#### ENTRIES:
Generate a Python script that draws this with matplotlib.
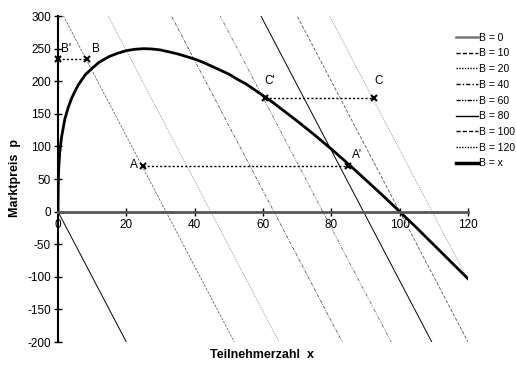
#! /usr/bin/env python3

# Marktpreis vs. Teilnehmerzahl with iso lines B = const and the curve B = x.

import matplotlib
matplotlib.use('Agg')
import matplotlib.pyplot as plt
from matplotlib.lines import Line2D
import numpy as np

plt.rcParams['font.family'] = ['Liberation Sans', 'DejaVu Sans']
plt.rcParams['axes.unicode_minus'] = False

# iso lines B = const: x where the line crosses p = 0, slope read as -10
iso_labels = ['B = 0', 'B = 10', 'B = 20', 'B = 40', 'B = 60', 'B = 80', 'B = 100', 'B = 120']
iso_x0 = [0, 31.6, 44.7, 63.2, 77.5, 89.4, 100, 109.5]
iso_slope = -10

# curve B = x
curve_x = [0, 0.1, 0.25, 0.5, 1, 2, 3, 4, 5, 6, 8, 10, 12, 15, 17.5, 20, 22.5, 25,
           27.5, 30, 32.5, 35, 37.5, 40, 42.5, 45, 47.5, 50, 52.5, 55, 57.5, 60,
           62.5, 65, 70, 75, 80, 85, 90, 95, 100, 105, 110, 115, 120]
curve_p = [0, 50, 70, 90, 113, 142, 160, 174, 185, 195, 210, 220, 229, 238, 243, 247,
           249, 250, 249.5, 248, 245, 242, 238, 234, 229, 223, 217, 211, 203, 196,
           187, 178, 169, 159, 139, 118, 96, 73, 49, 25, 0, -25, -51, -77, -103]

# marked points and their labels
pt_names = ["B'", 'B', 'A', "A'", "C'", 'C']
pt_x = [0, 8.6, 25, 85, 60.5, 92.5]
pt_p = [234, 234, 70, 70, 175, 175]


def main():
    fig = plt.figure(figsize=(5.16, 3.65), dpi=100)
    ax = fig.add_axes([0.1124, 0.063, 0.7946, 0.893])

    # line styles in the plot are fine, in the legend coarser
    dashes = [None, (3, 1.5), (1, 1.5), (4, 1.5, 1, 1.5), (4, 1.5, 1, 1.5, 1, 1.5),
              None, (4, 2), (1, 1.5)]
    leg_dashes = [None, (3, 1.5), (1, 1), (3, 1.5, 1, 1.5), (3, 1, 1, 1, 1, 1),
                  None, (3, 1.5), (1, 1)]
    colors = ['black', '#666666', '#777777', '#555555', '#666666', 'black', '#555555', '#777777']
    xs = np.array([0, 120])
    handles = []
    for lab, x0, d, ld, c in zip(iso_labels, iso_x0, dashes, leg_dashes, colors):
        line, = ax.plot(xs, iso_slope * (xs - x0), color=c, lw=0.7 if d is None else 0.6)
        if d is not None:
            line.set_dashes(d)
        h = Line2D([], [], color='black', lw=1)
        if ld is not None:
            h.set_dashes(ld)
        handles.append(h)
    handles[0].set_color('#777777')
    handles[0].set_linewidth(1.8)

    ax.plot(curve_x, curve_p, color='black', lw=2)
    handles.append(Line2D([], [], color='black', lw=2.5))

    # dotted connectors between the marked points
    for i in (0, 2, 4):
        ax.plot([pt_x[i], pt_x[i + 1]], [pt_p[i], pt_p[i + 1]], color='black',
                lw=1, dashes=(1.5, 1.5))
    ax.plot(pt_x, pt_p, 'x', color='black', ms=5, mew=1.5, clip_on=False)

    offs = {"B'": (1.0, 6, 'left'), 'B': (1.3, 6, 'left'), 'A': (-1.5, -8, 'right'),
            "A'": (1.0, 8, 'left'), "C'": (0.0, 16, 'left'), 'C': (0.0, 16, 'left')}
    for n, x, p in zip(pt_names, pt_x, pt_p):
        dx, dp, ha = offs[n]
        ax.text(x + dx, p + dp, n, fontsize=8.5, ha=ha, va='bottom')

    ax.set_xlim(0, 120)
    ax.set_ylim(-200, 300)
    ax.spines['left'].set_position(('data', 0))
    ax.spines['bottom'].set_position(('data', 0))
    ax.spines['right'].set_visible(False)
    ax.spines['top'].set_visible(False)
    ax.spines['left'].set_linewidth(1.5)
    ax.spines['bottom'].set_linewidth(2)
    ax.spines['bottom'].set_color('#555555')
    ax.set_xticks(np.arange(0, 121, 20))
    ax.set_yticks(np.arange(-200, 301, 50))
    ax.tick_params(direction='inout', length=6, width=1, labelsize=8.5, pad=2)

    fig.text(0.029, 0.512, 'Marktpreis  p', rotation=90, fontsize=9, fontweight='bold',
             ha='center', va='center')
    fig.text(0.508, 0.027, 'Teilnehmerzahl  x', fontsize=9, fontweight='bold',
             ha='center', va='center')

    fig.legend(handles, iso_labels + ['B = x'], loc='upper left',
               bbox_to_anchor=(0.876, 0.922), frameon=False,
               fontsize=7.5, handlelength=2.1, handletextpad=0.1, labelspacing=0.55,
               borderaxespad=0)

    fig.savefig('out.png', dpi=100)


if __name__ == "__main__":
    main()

* * *

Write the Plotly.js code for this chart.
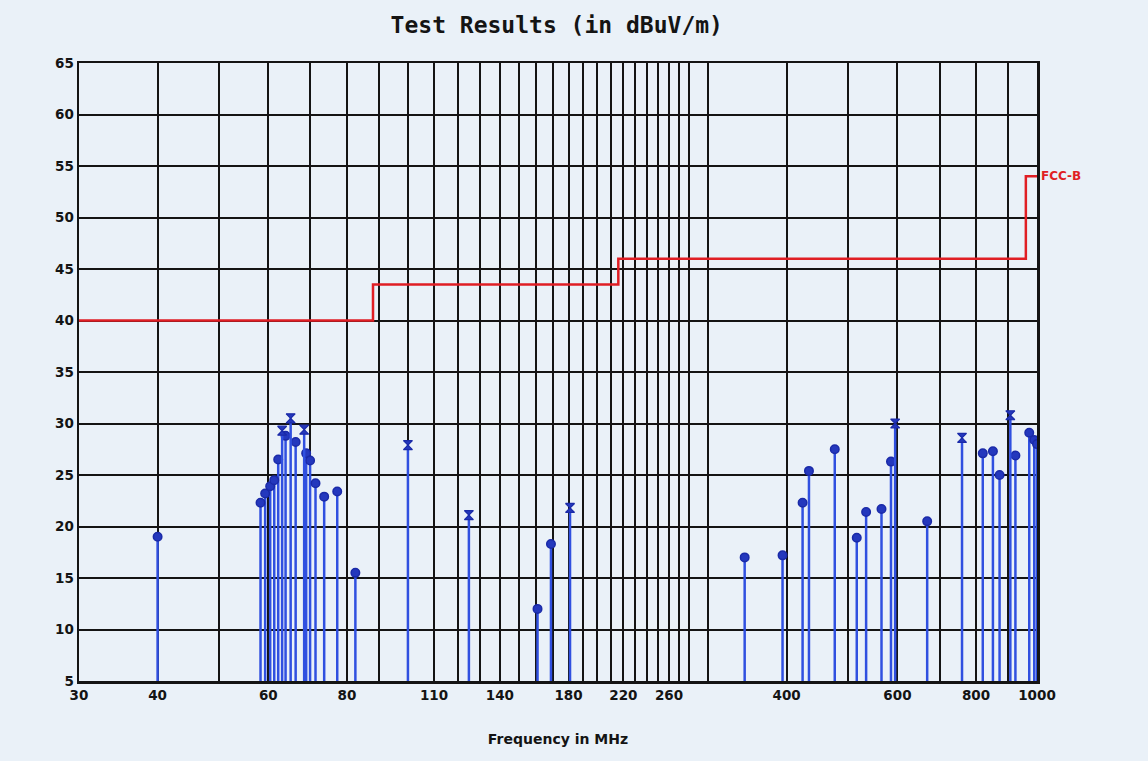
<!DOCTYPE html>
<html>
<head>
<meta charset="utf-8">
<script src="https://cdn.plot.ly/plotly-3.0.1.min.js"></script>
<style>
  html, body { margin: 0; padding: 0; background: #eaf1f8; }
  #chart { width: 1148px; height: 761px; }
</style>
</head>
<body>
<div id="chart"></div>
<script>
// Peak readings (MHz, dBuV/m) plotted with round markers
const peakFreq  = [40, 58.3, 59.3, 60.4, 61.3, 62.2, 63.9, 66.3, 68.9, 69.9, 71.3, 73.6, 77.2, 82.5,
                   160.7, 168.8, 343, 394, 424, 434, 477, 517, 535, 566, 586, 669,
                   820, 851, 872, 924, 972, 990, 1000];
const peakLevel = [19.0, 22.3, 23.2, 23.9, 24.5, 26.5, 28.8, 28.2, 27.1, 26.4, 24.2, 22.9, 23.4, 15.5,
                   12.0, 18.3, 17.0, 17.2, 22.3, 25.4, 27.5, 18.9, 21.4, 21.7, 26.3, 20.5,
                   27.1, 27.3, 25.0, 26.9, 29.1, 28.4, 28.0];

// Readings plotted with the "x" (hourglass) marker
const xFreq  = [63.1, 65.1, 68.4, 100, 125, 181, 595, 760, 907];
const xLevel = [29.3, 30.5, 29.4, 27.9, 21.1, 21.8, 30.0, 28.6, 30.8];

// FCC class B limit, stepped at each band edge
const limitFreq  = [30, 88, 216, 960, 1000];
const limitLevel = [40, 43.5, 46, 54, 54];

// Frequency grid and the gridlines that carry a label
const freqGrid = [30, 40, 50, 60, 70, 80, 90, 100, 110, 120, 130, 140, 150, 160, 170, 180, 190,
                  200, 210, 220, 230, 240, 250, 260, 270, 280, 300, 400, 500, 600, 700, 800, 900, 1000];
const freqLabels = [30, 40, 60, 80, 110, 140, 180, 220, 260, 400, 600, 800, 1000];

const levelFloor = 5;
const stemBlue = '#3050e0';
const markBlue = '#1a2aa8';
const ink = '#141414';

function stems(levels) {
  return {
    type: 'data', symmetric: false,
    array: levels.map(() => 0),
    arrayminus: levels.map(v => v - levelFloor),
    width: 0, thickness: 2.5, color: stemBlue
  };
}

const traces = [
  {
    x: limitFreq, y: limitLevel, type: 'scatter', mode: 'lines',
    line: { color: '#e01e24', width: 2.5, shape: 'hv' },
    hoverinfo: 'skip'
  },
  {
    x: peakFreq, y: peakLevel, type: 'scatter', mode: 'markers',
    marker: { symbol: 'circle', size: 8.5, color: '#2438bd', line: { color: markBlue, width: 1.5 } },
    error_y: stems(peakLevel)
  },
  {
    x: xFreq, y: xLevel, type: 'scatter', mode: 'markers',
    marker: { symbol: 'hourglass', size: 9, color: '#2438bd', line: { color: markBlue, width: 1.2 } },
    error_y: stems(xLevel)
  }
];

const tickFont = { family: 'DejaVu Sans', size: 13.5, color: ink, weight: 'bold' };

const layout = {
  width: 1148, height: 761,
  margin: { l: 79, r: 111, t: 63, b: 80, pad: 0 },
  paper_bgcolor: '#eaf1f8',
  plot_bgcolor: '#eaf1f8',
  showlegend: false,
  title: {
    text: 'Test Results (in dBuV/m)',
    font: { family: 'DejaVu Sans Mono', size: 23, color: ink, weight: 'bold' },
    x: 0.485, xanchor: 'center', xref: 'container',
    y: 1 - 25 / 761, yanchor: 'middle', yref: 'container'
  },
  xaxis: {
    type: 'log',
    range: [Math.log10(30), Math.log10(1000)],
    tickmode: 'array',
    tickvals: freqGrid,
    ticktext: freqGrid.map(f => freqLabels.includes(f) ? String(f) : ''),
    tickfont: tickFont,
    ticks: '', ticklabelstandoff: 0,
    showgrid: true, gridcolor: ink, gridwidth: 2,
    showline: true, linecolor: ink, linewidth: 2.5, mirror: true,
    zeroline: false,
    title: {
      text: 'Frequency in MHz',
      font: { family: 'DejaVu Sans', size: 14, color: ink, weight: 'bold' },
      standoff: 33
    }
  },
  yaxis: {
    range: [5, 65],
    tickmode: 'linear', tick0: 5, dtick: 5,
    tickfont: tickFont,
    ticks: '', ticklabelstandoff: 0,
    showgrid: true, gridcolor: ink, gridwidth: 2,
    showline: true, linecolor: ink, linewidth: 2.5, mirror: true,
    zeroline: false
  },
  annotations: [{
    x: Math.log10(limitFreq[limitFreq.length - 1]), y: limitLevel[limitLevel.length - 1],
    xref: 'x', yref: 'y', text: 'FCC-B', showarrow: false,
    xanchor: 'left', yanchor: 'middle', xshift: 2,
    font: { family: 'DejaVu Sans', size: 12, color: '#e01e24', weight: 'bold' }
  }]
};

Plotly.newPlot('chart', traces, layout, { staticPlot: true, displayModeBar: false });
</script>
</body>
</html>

#### DIRECTIVE:
Only the lines from "Generate a Python" through "plt.rcParams['axes.unicode_minus'] = False" should appear in your output, copied exactly with both end lines, and with no pictures.

#### FINAL ANSWER:
Generate a Python script that draws this with matplotlib.
#! /usr/bin/env python3

# Marktpreis vs. Teilnehmerzahl with iso lines B = const and the curve B = x.

import matplotlib
matplotlib.use('Agg')
import matplotlib.pyplot as plt
from matplotlib.lines import Line2D
import numpy as np

plt.rcParams['font.family'] = ['Liberation Sans', 'DejaVu Sans']
plt.rcParams['axes.unicode_minus'] = False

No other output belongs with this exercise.